Red Beans and Rice

Again, low-budget is good. Though we haven’t found the perfect sausage to go in this recipe (something we really miss from the states), we really like the flavors. It is something I can prepare early and smell simmering in the pot all morning. If you like spicy, this is a good one for you.

Red Beans and Rice
1 pound dry kidney beans
1/4 cup olive oil
1 large onion, chopped
1 green bell pepper, chopped
2 tablespoons minced garlic
2 stalks celery, chopped
6 cups water
2 bay leaves
1/2 teaspoon cayenne pepper
1 teaspoon dried thyme
1/4 teaspoon dried sage
1 tablespoon dried parsley
1 teaspoon Cajun seasoning
1 pound andouille sausage, sliced
4 cups water
2 cups long grain white rice

1. Rinse beans, and then soak in a large pot of water overnight.
2. In a skillet, heat oil over medium heat.
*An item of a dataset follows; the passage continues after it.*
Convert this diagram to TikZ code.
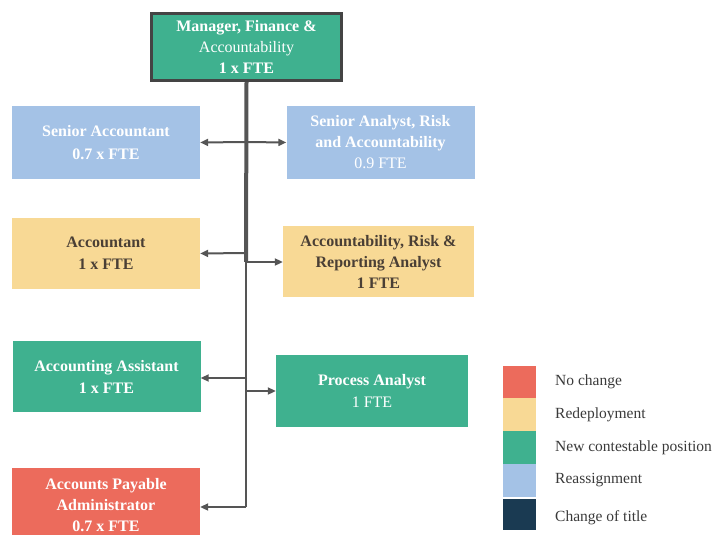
\documentclass[tikz,border=0pt]{standalone}
\usepackage{fontspec}
\setmainfont{Liberation Serif}
\usetikzlibrary{arrows.meta}
\definecolor{cRed}{HTML}{EC6B5C}
\definecolor{cYellow}{HTML}{F8D995}
\definecolor{cGreen}{HTML}{3FB18F}
\definecolor{cBlue}{HTML}{A4C2E6}
\definecolor{cNavy}{HTML}{1A3A52}
\definecolor{cLine}{HTML}{555555}
\definecolor{cDarkText}{HTML}{4A3F35}
\definecolor{cLegText}{HTML}{3A3A3A}
\tikzset{
  posbox/.style={minimum width=188pt, inner sep=0pt, align=center, text=white,
    font={\fontsize{16}{21}\selectfont\bfseries}},
  redbox/.style={posbox, fill=cRed},
  yellowbox/.style={posbox, fill=cYellow, text=cDarkText},
  greenbox/.style={posbox, fill=cGreen},
  bluebox/.style={posbox, fill=cBlue},
  trunk/.style={draw=cLine, line width=4pt},
  thintrunk/.style={draw=cLine, line width=2pt},
  arr/.style={draw=cLine, line width=2pt, -{Triangle[length=8pt,width=7pt]}},
  swatch/.style={minimum width=33pt, minimum height=33pt, inner sep=0pt},
  legtext/.style={anchor=west, inner sep=0pt, text=cLegText,
    font={\fontsize{15.5}{18}\selectfont}}
}
\begin{document}
\begin{tikzpicture}[x=1pt,y=-1pt]
\useasboundingbox (0,0) rectangle (712,535);

% manager
\node[posbox, minimum width=190pt, minimum height=67pt, fill=cGreen, draw=cLine!80!black, line width=3pt]
  (mgr) at (246.5,47) {Manager, Finance \&\\\mdseries Accountability\\1 x FTE};

% left column
\node[bluebox, minimum height=73pt] (sacc) at (106,142.5) {Senior Accountant\\[2pt]0.7 x FTE};
\node[yellowbox, minimum height=71pt] (acc) at (106,253.5) {Accountant\\[1pt]1 x FTE};
\node[greenbox, minimum height=71pt] (aass) at (106.5,376.5) {Accounting Assistant\\[1pt]1 x FTE};
\node[redbox, minimum height=74pt] (apa) at (106,505) {Accounts Payable\\Administrator\\0.7 x FTE};

% right column
\node[bluebox, minimum height=73pt] (sana) at (380.5,142.5)
  {Senior Analyst, Risk\\and Accountability\\\mdseries 0.9 FTE};
\node[yellowbox, minimum width=191pt, minimum height=71pt] (arr) at (378.5,261.5)
  {Accountability, Risk \&\\Reporting Analyst\\1 FTE};
\node[greenbox, minimum width=192pt, minimum height=72pt] (pa) at (372,391)
  {Process Analyst\\[1pt]\mdseries 1 FTE};

% reporting lines
\coordinate (j1) at (246,262);
\coordinate (jend) at (246,507);
\draw[trunk] (mgr.south) -- (j1);
\draw[thintrunk] (j1) -- (jend);
\draw[arr] (246,142) -- (sacc.east);
\draw[arr] (246,142) -- (sana.west);
\draw[arr] (246,253) -- (acc.east);
\draw[arr] (j1) -- (arr.west |- j1);
\draw[arr] (247,378) -- (aass.east |- 0,378);
\draw[arr] (247,391) -- (pa.west);
\draw[arr] (jend) -- (apa.east |- jend);

% legend
\node[swatch, fill=cRed] (l1) at (519.5,382) {};
\node[swatch, fill=cYellow] (l2) at (519.5,414.5) {};
\node[swatch, fill=cGreen] (l3) at (519.5,447.5) {};
\node[swatch, fill=cBlue] (l4) at (519.5,480.5) {};
\node[swatch, minimum height=31pt, fill=cNavy] (l5) at (519.5,514.5) {};
\node[legtext] at (555,382) {No change};
\node[legtext] at (555,414.5) {Redeployment};
\node[legtext] at (555,447.5) {New contestable position};
\node[legtext] at (555,480.5) {Reassignment};
\node[legtext] at (555,518) {Change of title};
\end{tikzpicture}
\end{document}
Cook onion, bell pepper, garlic, and celery in olive oil for 3 to 4 minutes.
3. Rinse beans, and transfer to a large pot with 6 cups water. Stir cooked vegetables into beans. Season with bay leaves, cayenne pepper, thyme, sage, parsley, and Cajun seasoning. Bring to a boil, and then reduce heat to medium-low. Simmer for 2 1/2 hours.
4. Stir sausage into beans, and continue to simmer for 30 minutes.
5. Meanwhile, prepare the rice. In a saucepan, bring water and rice to a boil. Reduce heat, cover, and simmer for 20 minutes. Serve beans over steamed white rice.